Information From Lenders reporting documents
If you would like to tell us about suspected fraud at an intermediary, please complete both of these forms and then email them to: IFL@fsa.gov.uk
If you would like to discuss IFL over the telephone, please call John Hindle on 020 7066 2760. If you wish to discuss mortgage fraud and financial crime prevention at your firm in general you should contact your FSA supervisor.
How IFL works
Using our IFL reporting forms, lenders can tell us about intermediaries they suspect of being involved in mortgage fraud.
Over the last four years, IFL has generated 700 alerts about mortgage intermediaries. We have opened 100 enforcement cases, which has resulted in 80 mortgage intermediaries being banned and fines of over £1 million.
The scheme is voluntary, but we expect you to help us win the fight against financial crime. The IFL scheme helps your firm and others in the industry fight fraud, reduces the chance of your firm being used to commit financial crime or facing a loss because of it.
For legal reasons, we may not always be able to provide you with details of investigations, but we will give you as much feedback as possible, and work with you to make submissions as strong as possible.

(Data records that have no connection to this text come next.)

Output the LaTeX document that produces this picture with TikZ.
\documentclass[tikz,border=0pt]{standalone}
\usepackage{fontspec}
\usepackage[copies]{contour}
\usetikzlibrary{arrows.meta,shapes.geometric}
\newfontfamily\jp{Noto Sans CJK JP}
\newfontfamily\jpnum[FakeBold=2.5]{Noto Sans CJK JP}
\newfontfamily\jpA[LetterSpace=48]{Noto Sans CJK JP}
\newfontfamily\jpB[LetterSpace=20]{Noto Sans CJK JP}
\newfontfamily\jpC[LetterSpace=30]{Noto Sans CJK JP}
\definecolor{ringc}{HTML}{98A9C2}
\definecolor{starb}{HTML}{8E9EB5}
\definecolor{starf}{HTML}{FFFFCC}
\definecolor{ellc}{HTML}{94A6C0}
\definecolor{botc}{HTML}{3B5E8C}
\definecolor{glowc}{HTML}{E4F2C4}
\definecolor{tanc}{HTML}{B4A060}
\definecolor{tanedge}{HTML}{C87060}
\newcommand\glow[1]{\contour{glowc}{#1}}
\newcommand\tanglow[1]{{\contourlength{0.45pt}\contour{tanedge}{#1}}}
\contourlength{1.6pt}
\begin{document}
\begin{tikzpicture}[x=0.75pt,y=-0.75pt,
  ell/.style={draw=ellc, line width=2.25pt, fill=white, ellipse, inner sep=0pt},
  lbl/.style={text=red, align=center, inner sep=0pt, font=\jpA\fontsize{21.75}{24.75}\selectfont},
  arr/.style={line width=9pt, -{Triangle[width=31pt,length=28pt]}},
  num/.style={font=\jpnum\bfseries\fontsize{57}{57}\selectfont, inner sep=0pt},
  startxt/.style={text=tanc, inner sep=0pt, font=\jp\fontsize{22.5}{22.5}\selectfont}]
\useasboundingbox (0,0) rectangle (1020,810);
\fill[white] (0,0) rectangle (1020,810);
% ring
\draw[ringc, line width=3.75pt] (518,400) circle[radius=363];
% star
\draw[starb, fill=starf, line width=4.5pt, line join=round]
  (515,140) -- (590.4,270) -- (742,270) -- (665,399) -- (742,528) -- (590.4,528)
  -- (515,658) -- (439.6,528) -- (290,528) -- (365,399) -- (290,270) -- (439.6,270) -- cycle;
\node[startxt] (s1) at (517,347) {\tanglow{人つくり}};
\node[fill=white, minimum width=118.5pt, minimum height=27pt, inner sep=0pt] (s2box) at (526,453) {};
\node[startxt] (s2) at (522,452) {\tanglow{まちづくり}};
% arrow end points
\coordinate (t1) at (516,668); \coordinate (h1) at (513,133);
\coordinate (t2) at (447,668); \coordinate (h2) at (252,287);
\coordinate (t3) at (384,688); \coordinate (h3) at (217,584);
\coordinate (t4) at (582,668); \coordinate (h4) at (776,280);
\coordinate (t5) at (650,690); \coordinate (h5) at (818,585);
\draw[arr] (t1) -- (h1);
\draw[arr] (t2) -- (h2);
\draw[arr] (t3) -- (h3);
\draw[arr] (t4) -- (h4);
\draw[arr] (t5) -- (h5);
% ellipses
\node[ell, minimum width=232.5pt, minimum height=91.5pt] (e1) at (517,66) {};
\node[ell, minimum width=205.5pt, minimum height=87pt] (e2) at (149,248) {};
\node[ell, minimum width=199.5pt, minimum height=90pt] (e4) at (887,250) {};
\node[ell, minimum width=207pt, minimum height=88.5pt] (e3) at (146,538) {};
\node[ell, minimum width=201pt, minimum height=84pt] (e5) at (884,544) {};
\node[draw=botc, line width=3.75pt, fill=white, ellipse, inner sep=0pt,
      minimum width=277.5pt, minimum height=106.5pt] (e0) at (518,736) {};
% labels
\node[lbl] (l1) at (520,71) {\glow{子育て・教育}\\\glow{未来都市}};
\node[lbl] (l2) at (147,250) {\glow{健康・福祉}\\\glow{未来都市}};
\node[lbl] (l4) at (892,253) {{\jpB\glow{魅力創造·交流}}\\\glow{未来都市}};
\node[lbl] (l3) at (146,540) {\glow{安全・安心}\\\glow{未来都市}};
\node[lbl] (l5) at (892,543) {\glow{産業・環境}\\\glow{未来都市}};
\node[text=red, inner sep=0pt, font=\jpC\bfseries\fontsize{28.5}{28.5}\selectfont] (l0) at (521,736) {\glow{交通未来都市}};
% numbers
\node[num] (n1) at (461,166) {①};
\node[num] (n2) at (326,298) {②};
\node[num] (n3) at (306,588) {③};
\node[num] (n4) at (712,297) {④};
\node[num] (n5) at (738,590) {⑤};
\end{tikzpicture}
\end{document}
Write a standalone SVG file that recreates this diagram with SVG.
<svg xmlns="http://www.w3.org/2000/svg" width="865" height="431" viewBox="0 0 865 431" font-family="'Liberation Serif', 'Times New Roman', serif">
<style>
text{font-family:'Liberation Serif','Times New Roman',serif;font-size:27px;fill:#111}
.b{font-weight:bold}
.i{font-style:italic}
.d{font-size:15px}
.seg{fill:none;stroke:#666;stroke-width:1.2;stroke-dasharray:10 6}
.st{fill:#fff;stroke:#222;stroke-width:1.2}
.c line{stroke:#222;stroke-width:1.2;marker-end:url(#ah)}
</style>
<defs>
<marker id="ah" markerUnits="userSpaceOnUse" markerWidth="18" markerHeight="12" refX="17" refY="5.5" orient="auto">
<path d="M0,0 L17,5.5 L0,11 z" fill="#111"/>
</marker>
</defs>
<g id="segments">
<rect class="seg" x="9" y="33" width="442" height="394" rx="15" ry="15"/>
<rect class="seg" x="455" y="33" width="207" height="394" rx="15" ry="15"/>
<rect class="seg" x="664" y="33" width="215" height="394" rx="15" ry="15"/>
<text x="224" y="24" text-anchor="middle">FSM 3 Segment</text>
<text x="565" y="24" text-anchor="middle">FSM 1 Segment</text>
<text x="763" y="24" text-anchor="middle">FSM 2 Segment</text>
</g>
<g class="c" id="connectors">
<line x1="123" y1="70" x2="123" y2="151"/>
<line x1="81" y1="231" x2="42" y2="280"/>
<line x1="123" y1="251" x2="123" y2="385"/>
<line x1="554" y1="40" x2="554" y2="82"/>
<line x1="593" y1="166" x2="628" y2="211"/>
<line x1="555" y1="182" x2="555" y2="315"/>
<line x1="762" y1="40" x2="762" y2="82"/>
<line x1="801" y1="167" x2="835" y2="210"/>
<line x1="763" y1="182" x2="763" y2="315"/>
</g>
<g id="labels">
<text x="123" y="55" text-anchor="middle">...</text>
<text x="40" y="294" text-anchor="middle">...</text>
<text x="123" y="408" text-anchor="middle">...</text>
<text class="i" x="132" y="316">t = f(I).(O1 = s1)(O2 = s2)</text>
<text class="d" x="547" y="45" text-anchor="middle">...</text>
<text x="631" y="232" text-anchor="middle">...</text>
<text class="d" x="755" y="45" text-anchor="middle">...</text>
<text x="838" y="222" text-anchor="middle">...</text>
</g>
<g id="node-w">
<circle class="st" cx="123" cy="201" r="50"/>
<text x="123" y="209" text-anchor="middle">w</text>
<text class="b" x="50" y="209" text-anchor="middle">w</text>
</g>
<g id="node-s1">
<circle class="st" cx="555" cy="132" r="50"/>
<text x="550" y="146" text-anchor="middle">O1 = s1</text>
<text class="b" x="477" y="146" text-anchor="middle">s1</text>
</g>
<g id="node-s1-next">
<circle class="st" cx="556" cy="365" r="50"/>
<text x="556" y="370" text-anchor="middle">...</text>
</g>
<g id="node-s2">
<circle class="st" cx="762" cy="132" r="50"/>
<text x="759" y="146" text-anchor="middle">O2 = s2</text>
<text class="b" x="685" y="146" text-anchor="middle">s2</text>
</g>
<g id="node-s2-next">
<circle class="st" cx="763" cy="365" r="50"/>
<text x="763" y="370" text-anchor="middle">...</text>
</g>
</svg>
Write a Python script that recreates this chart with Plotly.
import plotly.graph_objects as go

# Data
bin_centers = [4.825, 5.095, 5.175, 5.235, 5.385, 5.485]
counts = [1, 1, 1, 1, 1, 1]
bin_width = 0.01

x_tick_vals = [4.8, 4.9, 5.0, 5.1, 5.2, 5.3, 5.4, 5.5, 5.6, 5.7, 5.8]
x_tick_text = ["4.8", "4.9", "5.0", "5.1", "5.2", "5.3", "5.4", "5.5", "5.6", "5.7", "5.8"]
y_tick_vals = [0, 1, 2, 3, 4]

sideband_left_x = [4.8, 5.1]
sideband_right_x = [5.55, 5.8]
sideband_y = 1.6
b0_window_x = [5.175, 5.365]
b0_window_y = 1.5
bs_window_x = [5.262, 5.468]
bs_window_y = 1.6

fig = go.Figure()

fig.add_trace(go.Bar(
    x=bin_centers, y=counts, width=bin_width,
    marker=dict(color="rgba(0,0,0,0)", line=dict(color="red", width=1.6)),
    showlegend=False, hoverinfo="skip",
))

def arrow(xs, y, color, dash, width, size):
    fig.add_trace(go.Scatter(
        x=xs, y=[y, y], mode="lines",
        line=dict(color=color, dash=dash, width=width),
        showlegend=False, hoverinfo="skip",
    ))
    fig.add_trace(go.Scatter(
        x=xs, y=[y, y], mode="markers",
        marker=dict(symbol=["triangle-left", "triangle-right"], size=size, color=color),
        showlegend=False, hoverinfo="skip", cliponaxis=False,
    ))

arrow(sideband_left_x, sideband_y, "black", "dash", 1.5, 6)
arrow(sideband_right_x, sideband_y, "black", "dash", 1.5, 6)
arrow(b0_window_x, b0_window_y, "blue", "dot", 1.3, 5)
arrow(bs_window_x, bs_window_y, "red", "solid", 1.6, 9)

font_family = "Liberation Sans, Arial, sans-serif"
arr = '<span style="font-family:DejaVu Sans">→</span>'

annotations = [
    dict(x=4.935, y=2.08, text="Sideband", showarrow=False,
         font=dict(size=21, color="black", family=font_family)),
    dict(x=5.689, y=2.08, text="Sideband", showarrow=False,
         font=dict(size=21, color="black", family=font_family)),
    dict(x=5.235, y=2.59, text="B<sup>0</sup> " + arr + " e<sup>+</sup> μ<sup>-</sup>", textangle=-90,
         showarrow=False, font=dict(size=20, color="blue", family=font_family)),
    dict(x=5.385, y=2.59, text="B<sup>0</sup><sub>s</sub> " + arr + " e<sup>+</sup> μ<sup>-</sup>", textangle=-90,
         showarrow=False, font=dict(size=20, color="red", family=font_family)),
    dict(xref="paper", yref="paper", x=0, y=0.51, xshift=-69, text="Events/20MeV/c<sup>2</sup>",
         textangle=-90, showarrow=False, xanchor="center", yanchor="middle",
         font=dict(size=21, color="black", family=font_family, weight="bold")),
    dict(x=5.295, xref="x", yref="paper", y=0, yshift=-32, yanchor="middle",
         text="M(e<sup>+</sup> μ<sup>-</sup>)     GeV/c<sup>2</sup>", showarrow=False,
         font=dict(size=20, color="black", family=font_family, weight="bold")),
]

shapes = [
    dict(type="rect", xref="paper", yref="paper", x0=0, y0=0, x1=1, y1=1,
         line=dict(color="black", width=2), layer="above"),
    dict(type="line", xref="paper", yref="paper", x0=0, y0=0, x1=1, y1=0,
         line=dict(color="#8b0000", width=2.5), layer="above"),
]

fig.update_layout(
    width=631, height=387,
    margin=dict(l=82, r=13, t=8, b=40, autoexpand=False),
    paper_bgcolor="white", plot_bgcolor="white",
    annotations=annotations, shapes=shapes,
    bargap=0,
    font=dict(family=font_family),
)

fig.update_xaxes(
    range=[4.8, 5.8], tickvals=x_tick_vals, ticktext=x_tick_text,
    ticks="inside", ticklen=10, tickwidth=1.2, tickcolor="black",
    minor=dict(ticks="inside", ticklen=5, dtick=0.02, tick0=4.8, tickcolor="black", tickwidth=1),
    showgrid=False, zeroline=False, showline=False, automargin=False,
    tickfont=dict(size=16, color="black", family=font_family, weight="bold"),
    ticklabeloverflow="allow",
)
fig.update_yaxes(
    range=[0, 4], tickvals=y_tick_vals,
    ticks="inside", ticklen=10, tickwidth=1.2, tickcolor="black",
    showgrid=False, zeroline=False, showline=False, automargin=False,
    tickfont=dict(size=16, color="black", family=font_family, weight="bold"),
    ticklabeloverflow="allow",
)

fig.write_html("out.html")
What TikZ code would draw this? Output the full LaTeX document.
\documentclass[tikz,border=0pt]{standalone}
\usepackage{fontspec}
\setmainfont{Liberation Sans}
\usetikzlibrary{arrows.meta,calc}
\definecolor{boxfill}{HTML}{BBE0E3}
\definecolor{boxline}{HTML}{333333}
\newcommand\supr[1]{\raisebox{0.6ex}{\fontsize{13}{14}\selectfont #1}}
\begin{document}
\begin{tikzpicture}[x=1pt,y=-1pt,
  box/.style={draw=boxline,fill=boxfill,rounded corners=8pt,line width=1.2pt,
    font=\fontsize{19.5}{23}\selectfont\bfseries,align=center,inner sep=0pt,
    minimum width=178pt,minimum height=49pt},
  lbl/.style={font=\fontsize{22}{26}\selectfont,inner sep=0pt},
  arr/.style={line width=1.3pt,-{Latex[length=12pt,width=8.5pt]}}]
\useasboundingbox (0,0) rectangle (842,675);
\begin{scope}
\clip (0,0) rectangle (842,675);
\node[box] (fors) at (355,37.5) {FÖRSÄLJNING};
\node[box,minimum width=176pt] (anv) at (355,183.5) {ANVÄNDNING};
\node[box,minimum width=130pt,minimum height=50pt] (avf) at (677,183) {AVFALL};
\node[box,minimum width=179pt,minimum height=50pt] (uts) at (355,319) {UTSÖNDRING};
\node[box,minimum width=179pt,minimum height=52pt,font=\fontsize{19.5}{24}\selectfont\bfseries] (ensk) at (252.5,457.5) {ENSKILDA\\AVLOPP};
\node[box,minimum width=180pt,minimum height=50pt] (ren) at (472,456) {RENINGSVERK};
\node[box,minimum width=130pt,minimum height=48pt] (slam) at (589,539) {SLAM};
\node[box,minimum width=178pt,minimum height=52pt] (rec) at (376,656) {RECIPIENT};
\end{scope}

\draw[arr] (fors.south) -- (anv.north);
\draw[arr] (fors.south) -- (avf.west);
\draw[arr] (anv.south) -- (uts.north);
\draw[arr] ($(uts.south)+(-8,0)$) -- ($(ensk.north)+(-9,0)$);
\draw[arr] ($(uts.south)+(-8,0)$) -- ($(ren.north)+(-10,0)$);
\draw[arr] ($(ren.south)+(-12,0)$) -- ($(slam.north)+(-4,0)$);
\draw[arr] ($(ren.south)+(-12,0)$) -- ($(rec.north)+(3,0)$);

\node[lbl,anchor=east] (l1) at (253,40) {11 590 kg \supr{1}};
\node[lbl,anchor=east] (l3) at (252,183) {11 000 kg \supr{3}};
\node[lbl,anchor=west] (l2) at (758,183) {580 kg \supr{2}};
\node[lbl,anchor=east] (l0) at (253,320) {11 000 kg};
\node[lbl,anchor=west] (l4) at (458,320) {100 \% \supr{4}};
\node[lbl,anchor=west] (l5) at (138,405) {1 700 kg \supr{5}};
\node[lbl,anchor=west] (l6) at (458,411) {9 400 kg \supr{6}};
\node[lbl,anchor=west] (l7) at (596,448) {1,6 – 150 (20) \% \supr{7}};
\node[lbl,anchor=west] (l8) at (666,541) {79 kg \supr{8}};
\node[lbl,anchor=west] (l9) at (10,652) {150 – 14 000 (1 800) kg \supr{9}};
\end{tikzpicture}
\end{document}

What we expect from lenders on mortgage fraud
You are responsible for making sure your business is not vulnerable to fraud – whether you are exposing it to unscrupulous customers or organised mortgage fraud gangs.
All lenders:
- should have robust and proportionate resources, systems and controls in place so you can identify, detect and prevent mortgage fraud;
- should make fraud detection and prevention a key part of your business; and
- senior management should be responsible for managing fraud risks, overseeing, owning and regularly reviewing the control framework’s effectiveness.
Fraudsters and rogue intermediaries use their experience and knowledge of the market, plus loop holes, differing lending criteria, and checks and balances in the underwriting process. You must make sure your firm is not solely targeted because of easily exploitable flaws in your processes.
We hold lenders responsible for weak fraud controls and will forcefully pursue any poor systems and controls by supervising more intensively and using enforcement action where appropriate.